Theodore Rex, the weirdest of weird '90s movies, is a $33 million direct-to-video buddy cop movie starring Whoopi Goldberg and a wisecracking dinosaur.
(Take as much time as you need to wrap your brain around that sentence. We understand.)
Theodore Rex wasn't an attempt to tie into the dino-fever that swept the nation’s youth in the early '90s; it was a genuine attempt at making a gritty sci-fi film about a detective and her dinosaur partner. That’s right. Legendary EGOT-winner Whoopi Goldberg and a Talking Man-Sized Dinosaur teamed up for a cop film and they demanded to be taken seriously. (The 90s were a very strange time.)
Even though the film is a complete nightmare, things behind the scenes of Theodore Rex were much worse. As weird as it sounds, we can’t stress this enough: nobody had fun on this Whoopi Goldberg/Dinosaur joint.
All Dinosaurs Share A Psychic Connection
This detail is something that comes up twice and it's never discussed again. The film begins in a dream that informs Theodore that one of his dino-brethren has been murdered. He then goes on a Dale Cooper-esque hunt through the city to find the person that committed the "dinocide."
After initially mentioning the psychic connection to Goldberg's character early in the film, it's not mentioned again until Molly Rex (voiced by Carol Kane!!!) also brings up the dream of the dino-death. But then that's the end of discussing the psychic connection between the dinos. There are moments in the film when the characters could actually use their powers to communicate with each other, but instead the film simply devolves into screeching and third act horseplay.
Theodore Rex Looks Like It Was Filmed On The Set Of Batman Returns
Despite taking place in an unnamed metropolis Theordore Rex feels incredibly claustrophobic. According to the film's production designer, Walter Martishius, he wanted to drape the city in"purples and blues and yellows" to "dull the sci-fi edge." Unfortunately, the softening of the film's sci-fi edge makes the movie feel like it was filmed on unused sets from Batman & Robin and the Super Mario Bros. movie. In an alternate reality, the crew snuck onto the unused sets in the middle of the night to save money. Unfortunately they actually spent money on this faux-Blade Runner nightmare.
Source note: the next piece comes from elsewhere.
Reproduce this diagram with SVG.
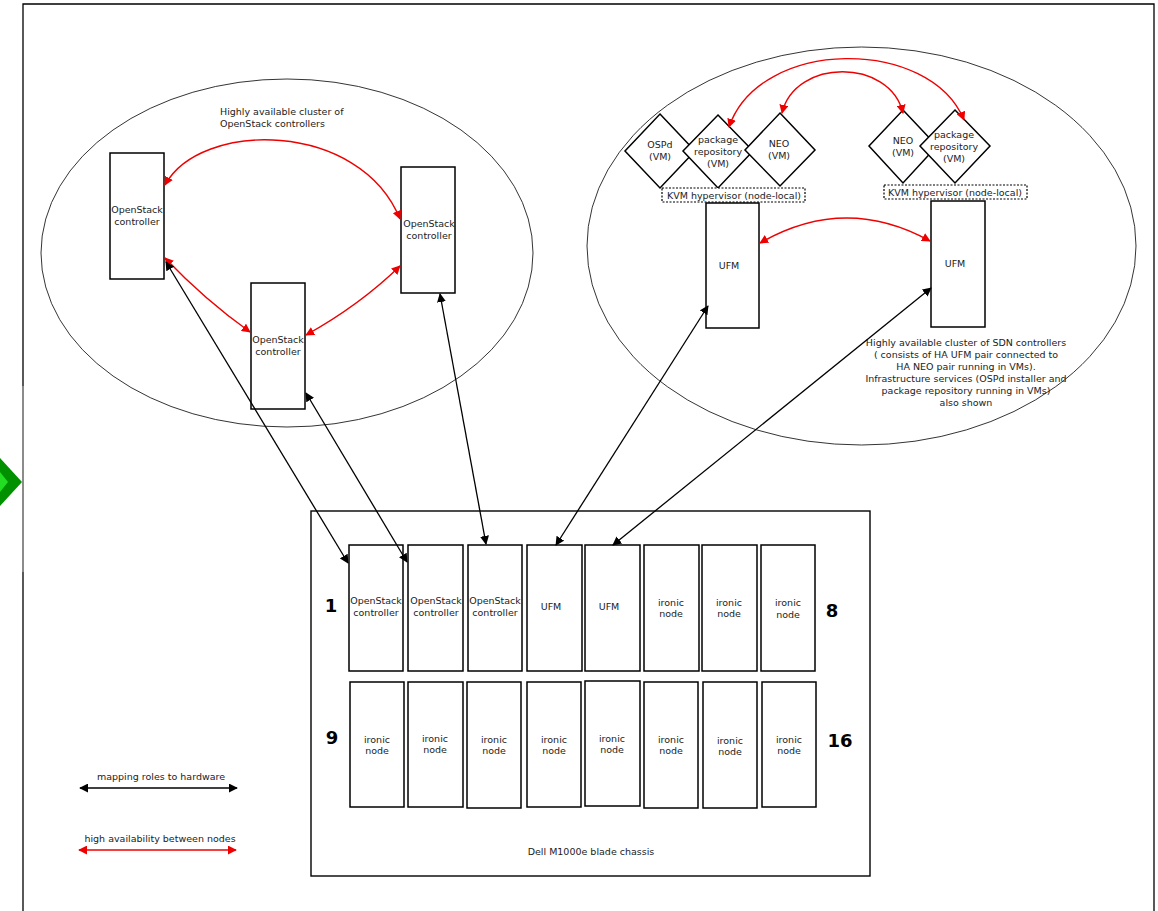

Additionally, because Teddy Rex had a non-detachable, five-foot-long tail, every single set needed to be designed with that tripping hazard in mind. Every interior needed to be big enough to accommodate the tail and whenever a scene called for Teddy to sit in a chair, Walter would have to build a new chair with a hole for the tail. It's easy to see how production can spend $33 million when every chair is a custom build.
This Movie Is A Tonal Mess
It never feels good to tear down a piece of art, but it's hard to imagine that there's anything good buried inside this melange of family friendly science fiction tropes. First of all, the film doesn't just look bad - it's as if you asked 20 different people to describe the meaning of "dystopia" and made that into a stylistic choice. On top of the film looking dreadful, the acting choices are all over the place. It's never clear how anyone is supposed to feel or if they're even in the same movie. Theodore is an overly sincere character that was described by a producer as "idiot-like" while Goldberg's Coltrane waffles between being dismissive and malicious.
The film may have begun as a gritty science fiction film about cloning, but the addition of a talking dinosaur, a series of extended fart jokes, and a clothing montage managed to turn the film into a kaleidoscope of unnecessary details.
No One Has Fond Memories of this MoviePhoto: user uploaded image
Unsurprisingly, no one looks back on this movie with anything resembling affection. We already know that producer/financier Stefano Ferrari thinks it's "ac actual piece of sh*t" and Whoopi never seems to bring it up in interviews, but let's check in with the rest of the team!
Richard (Producer): "You know, I meant to take my name off this picture, but by the time I got around to it it was too late.... the movie is in my view unwatchable."
Jonathan (Writer/Director): "I don't remember much. I have no short-term memory for sad things."
Walter (Production Design): "I didn't think anyone knew this movie existed."
Bruce (Puppeteer): "What a strange, strange movie. It was the germination of a crazy idea that should have just been left as a crazy idea."